## Begin Stored data

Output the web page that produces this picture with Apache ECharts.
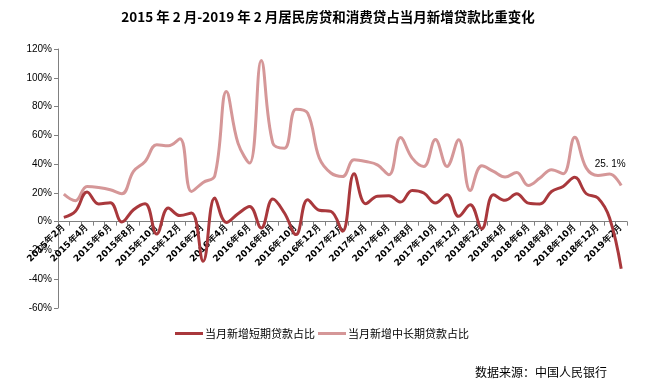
<!DOCTYPE html>
<html><head><meta charset="utf-8">
<script src="https://cdn.jsdelivr.net/npm/echarts@6/dist/echarts.min.js"></script>
<style>html,body{margin:0;padding:0;background:#fff}#c{width:656px;height:383px}</style>
</head><body><div id="c"></div>
<script>
var titleText = '2015 年 2 月-2019 年 2 月居民房贷和消费贷占当月新增贷款比重变化';
var sourceText = '数据来源：中国人民银行';
var seriesNames = ['当月新增短期贷款占比', '当月新增中长期贷款占比'];
var categories = [];
(function(){
  for (var y = 2015; y <= 2019; y++) {
    for (var m = 1; m <= 12; m++) {
      if ((y === 2015 && m < 2) || (y === 2019 && m > 2)) continue;
      categories.push(y + '年' + m + '月');
    }
  }
})();
var shortTerm = [3.0, 7.2, 20.6, 12.3, 13.2, -0.2, 8.3, 12.5, -8.6, 9.5, 4.2, 6.0, -27.5, 16.4, -0.5, 5.5, 10.6,
  -4.4, 15.7, 6.0, -9.0, 15.3, 7.9, 7.2, -6.7, 33.3, 12.5, 17.6, 18.0, 13.6, 21.7, 19.9, 12.9,
  18.7, 3.7, 11.8, -4.9, 18.7, 14.8, 19.4, 12.9, 12.3, 21.0, 24.5, 30.8, 19.4, 16.4, 2.5, -32.8];
var longTerm = [19.2, 14.6, 24.5, 23.8, 22.2, 19.4, 34.9, 41.8, 53.4, 52.7, 57.6, 21.0, 27.3, 31.9, 90.4, 54.6, 40.7,
  112.0, 54.6, 51.1, 78.2, 75.4, 44.2, 33.8, 31.4, 43.0, 41.8, 39.5, 32.6, 58.5, 44.2, 38.4, 57.1,
  38.4, 56.9, 21.7, 38.8, 34.9, 31.0, 34.2, 25.2, 30.3, 36.1, 33.3, 58.7, 37.2, 32.1, 33.1, 25.1];
var yTicks = {min: -60, max: 120, interval: 20};

var darkRed = '#A9383C', pink = '#D59798';
var gridTop = 49, gridBottom = 75, chartH = 383;
var plotH = chartH - gridTop - gridBottom;
var zeroFromBottom = plotH * (0 - yTicks.min) / (yTicks.max - yTicks.min);
var lastIdx = longTerm.length - 1;

var chart = echarts.init(document.getElementById('c'));
chart.setOption({
  animation: false,
  backgroundColor: '#fff',
  title: {text: titleText, left: 'center', top: 5, textStyle: {fontSize: 13.5, fontWeight: 'bold', color: '#000', fontFamily: '"Noto Sans CJK SC"'}},
  grid: {left: 58, right: 29, top: gridTop, bottom: gridBottom},
  legend: {
    data: seriesNames, left: 170, top: 323, itemWidth: 28, itemHeight: 3, itemGap: 3, icon: 'rect',
    textStyle: {fontSize: 11, color: '#000', fontFamily: '"Noto Sans CJK SC"', padding: [0, 0, 0, -3]}
  },
  graphic: [{type: 'text', left: 475, top: 366, style: {text: sourceText, fontSize: 12, fill: '#000', fontFamily: '"Noto Sans CJK SC"'}}],
  xAxis: {
    type: 'category', data: categories, boundaryGap: true,
    offset: -zeroFromBottom,
    axisLine: {onZero: false, lineStyle: {color: '#808080', width: 1}},
    axisTick: {show: true, interval: 0, length: 4, lineStyle: {color: '#808080'}},
    axisLabel: {interval: 1, rotate: 45, fontSize: 9, fontWeight: 'bold', color: '#000', margin: 4, fontFamily: 'DejaVu Sans'},
    splitLine: {show: false}
  },
  yAxis: {
    type: 'value', min: yTicks.min, max: yTicks.max, interval: yTicks.interval,
    axisLine: {show: true, lineStyle: {color: '#808080'}},
    axisTick: {show: true, length: 4, lineStyle: {color: '#808080'}},
    axisLabel: {formatter: '{value}%', fontSize: 10, color: '#000', margin: 6, fontFamily: 'Liberation Sans'},
    splitLine: {show: false}
  },
  series: [
    {name: seriesNames[0], type: 'line', data: shortTerm, smooth: 0.4, symbol: 'none', lineStyle: {width: 3, color: darkRed}, itemStyle: {color: darkRed}, z: 3},
    {name: seriesNames[1], type: 'line', data: longTerm, smooth: 0.4, symbol: 'none', lineStyle: {width: 3, color: pink}, itemStyle: {color: pink}, z: 2,
      markPoint: {
        symbol: 'circle', symbolSize: 0,
        data: [{coord: [lastIdx, longTerm[lastIdx]], value: longTerm[lastIdx]}],
        label: {show: true, position: 'top', distance: 16, offset: [-11, 0], formatter: function(p){ return p.value.toFixed(1).replace('.', '. ') + '%'; }, color: '#000', fontSize: 10, fontFamily: 'Liberation Sans'}
      }
    }
  ]
});
</script></body></html>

## End Stored data

__Work to do__
Print the complete listing exactly, apart from any pictures.

__Complete answer__
Output the web page that produces this picture with Apache ECharts.
<!DOCTYPE html>
<html><head><meta charset="utf-8">
<script src="https://cdn.jsdelivr.net/npm/echarts@6/dist/echarts.min.js"></script>
<style>html,body{margin:0;padding:0;background:#fff}#c{width:656px;height:383px}</style>
</head><body><div id="c"></div>
<script>
var titleText = '2015 年 2 月-2019 年 2 月居民房贷和消费贷占当月新增贷款比重变化';
var sourceText = '数据来源：中国人民银行';
var seriesNames = ['当月新增短期贷款占比', '当月新增中长期贷款占比'];
var categories = [];
(function(){
  for (var y = 2015; y <= 2019; y++) {
    for (var m = 1; m <= 12; m++) {
      if ((y === 2015 && m < 2) || (y === 2019 && m > 2)) continue;
      categories.push(y + '年' + m + '月');
    }
  }
})();
var shortTerm = [3.0, 7.2, 20.6, 12.3, 13.2, -0.2, 8.3, 12.5, -8.6, 9.5, 4.2, 6.0, -27.5, 16.4, -0.5, 5.5, 10.6,
  -4.4, 15.7, 6.0, -9.0, 15.3, 7.9, 7.2, -6.7, 33.3, 12.5, 17.6, 18.0, 13.6, 21.7, 19.9, 12.9,
  18.7, 3.7, 11.8, -4.9, 18.7, 14.8, 19.4, 12.9, 12.3, 21.0, 24.5, 30.8, 19.4, 16.4, 2.5, -32.8];
var longTerm = [19.2, 14.6, 24.5, 23.8, 22.2, 19.4, 34.9, 41.8, 53.4, 52.7, 57.6, 21.0, 27.3, 31.9, 90.4, 54.6, 40.7,
  112.0, 54.6, 51.1, 78.2, 75.4, 44.2, 33.8, 31.4, 43.0, 41.8, 39.5, 32.6, 58.5, 44.2, 38.4, 57.1,
  38.4, 56.9, 21.7, 38.8, 34.9, 31.0, 34.2, 25.2, 30.3, 36.1, 33.3, 58.7, 37.2, 32.1, 33.1, 25.1];
var yTicks = {min: -60, max: 120, interval: 20};

var darkRed = '#A9383C', pink = '#D59798';
var gridTop = 49, gridBottom = 75, chartH = 383;
var plotH = chartH - gridTop - gridBottom;
var zeroFromBottom = plotH * (0 - yTicks.min) / (yTicks.max - yTicks.min);
var lastIdx = longTerm.length - 1;

var chart = echarts.init(document.getElementById('c'));
chart.setOption({
  animation: false,
  backgroundColor: '#fff',
  title: {text: titleText, left: 'center', top: 5, textStyle: {fontSize: 13.5, fontWeight: 'bold', color: '#000', fontFamily: '"Noto Sans CJK SC"'}},
  grid: {left: 58, right: 29, top: gridTop, bottom: gridBottom},
  legend: {
    data: seriesNames, left: 170, top: 323, itemWidth: 28, itemHeight: 3, itemGap: 3, icon: 'rect',
    textStyle: {fontSize: 11, color: '#000', fontFamily: '"Noto Sans CJK SC"', padding: [0, 0, 0, -3]}
  },
  graphic: [{type: 'text', left: 475, top: 366, style: {text: sourceText, fontSize: 12, fill: '#000', fontFamily: '"Noto Sans CJK SC"'}}],
  xAxis: {
    type: 'category', data: categories, boundaryGap: true,
    offset: -zeroFromBottom,
    axisLine: {onZero: false, lineStyle: {color: '#808080', width: 1}},
    axisTick: {show: true, interval: 0, length: 4, lineStyle: {color: '#808080'}},
    axisLabel: {interval: 1, rotate: 45, fontSize: 9, fontWeight: 'bold', color: '#000', margin: 4, fontFamily: 'DejaVu Sans'},
    splitLine: {show: false}
  },
  yAxis: {
    type: 'value', min: yTicks.min, max: yTicks.max, interval: yTicks.interval,
    axisLine: {show: true, lineStyle: {color: '#808080'}},
    axisTick: {show: true, length: 4, lineStyle: {color: '#808080'}},
    axisLabel: {formatter: '{value}%', fontSize: 10, color: '#000', margin: 6, fontFamily: 'Liberation Sans'},
    splitLine: {show: false}
  },
  series: [
    {name: seriesNames[0], type: 'line', data: shortTerm, smooth: 0.4, symbol: 'none', lineStyle: {width: 3, color: darkRed}, itemStyle: {color: darkRed}, z: 3},
    {name: seriesNames[1], type: 'line', data: longTerm, smooth: 0.4, symbol: 'none', lineStyle: {width: 3, color: pink}, itemStyle: {color: pink}, z: 2,
      markPoint: {
        symbol: 'circle', symbolSize: 0,
        data: [{coord: [lastIdx, longTerm[lastIdx]], value: longTerm[lastIdx]}],
        label: {show: true, position: 'top', distance: 16, offset: [-11, 0], formatter: function(p){ return p.value.toFixed(1).replace('.', '. ') + '%'; }, color: '#000', fontSize: 10, fontFamily: 'Liberation Sans'}
      }
    }
  ]
});
</script></body></html>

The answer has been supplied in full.